The weekly drawdown ranks among the most severe in Oracle’s history as a public company — even though its fiscal fourth-quarter results, reported June 10, beat Wall Street on both the top and bottom lines.
Why Did Oracle Plunge This Week?
Oracle’s revenue rose 20.6% year-over-year to $19.18 billion, edging the Street, while non-GAAP EPS of $2.11 topped the $1.97 consensus and operating margin of 44.8% beat.
The problem was the price of that growth as investors recoil from the cloud giant’s ballooning capital spending and the cash-flow strain behind its artificial intelligence buildout.
Fiscal 2026 capex hit $55.7 billion, above the guided $50 billion, and Oracle posted $23.7 billion in negative free cash flow.
For fiscal 2027, it guided capex to $90–95 billion — about $70 billion net of customer prepayments — and plans to raise roughly $40 billion in debt and equity, including a $20 billion share sale.

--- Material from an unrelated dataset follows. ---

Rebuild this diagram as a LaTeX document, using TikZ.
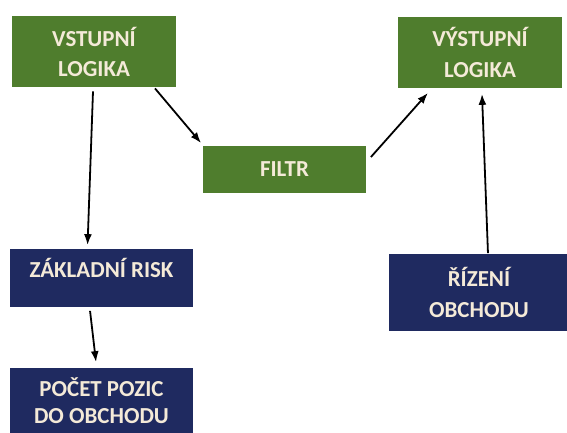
\documentclass[tikz,border=0pt]{standalone}
\usepackage{fontspec}
\setmainfont{Carlito}
\usetikzlibrary{arrows.meta,positioning,calc}
\definecolor{boxgreen}{HTML}{4F7D2D}
\definecolor{boxnavy}{HTML}{1F2A60}
\definecolor{boxtext}{HTML}{F4EAD8}
\begin{document}
\begin{tikzpicture}[x=1bp,y=-1bp,font=\bfseries\fontsize{23}{31}\selectfont,
  box/.style={align=center,text=boxtext,inner sep=0pt},
  gbox/.style={box,fill=boxgreen},nbox/.style={box,fill=boxnavy},
  >={Latex[length=11pt,width=8pt]},line width=1.8pt]
\useasboundingbox (0,0) rectangle (567,433);
\node[gbox,minimum width=164bp,minimum height=71bp] (vin) at (94,52) {VSTUPNÍ\\LOGIKA};
\node[gbox,minimum width=164bp,minimum height=71bp] (vout) at (480,52.5) {VÝSTUPNÍ\\LOGIKA};
\node[gbox,minimum width=163bp,minimum height=47bp] (filtr) at (284.5,169.5) {FILTR};
\node[nbox,minimum width=183bp,minimum height=58bp,text height=15pt,text depth=15pt] (risk) at (101.5,278) {ZÁKLADNÍ RISK};
\node[nbox,minimum width=180bp,minimum height=77bp] (rizeni) at (479,292.5) {ŘÍZENÍ\\OBCHODU};
\node[nbox,minimum width=183bp,minimum height=66bp,font=\bfseries\fontsize{23}{27}\selectfont] (pocet) at (101.5,401) {POČET POZIC\\DO OBCHODU};
\draw[->] ([xshift=-1pt,yshift=-3pt]vin.south) -- ([xshift=-14pt,yshift=3pt]risk.north);
\draw[->] ([xshift=-11.5pt,yshift=-3pt]risk.south) -- ([xshift=-5.5pt,yshift=5pt]pocet.north);
\draw[->] ([xshift=-22pt]vin.south east) -- ([xshift=-1pt,yshift=2pt]filtr.north west);
\draw[->] ([xshift=4pt,yshift=-12pt]filtr.north east) -- ([xshift=31pt,yshift=-4pt]vout.south west);
\draw[->] ([xshift=9pt]rizeni.north) -- ([xshift=2pt,yshift=-5pt]vout.south);
\end{tikzpicture}
\end{document}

Chart: Oracle On Pace For Worst Weekly Performance Since September 2002

Wall Street Stays Bullish
The sell-side is largely treating the drop as noise.
Bank of America Corp.’s analyst Tal Liani reiterated a Buy and $240 target, calling the Software and SaaS softness noise relative to the infrastructure ramp — citing 93% growth in cloud IaaS/PaaS revenue and an $85 billion sequential jump in RPO. IaaS now makes up 58% of cloud revenue, up from 44% a year ago.
Goldman Sachs’ Gabriela Borges raised her target from $228 to $239, keeping a Buy.
She tied the selloff to a “slimmer beat” and higher headline capex, but argued the funding is better than the optics: prepayments and bring-your-own-cloud deals cut net cash outlay to about $70 billion.
Oracle’s Remaining Performance Obligations — the contracted backlog of future revenue — exploded 363% year-over-year to $638 billion.
What History Says About ORCL 15% Weekly Crashes
Since its 1986 IPO, Oracle has fallen 15%+ in a single week only 20 times — and the forward returns are no clean “buy the dip.”

| Window | Average | Median | Win rate |
|---|---|---|---|
| 1 month | -1.3% | -8.6% | 40% |
| 3 months | +7.9% | +7.5% | 55% |
| 6 months | +4.5% | +10.6% | 60% |
| 12 months | +35.3% | +12.4% | 55% |
Near-term, the bleeding tends to continue: a month later, ORCL was higher just 40% of the time. Twelve months out it was higher 55% of the time — 11 of 20 instances — and lower the other nine.
But the averages flatter the trade. The 35.3% one-year average growth roughly matches Oracle’s unconditional 35.8% return over the same span, meaning these crashes handed buyers no edge over simply owning the stock.
The gap between that average and the 12.4% median is the tell: the mean is inflated by one outlier, the March 1999 week that preceded a 459% dot-com surge.
The worst case was July 1990, followed by a 54% one-year loss.
And of the nine episodes that ended lower a year later, seven cluster in the 2000–2001 dot-com bust, the other two in the early-1990s recession.
The bottom line: analysts see a temporary repricing of an accelerating infrastructure story; the tape sees a company burning cash to chase an AI boom it no longer wants to fund.
History says the month after a crash like this has more often hurt than helped — and the big one-year gains needed a roaring bull cycle to deliver.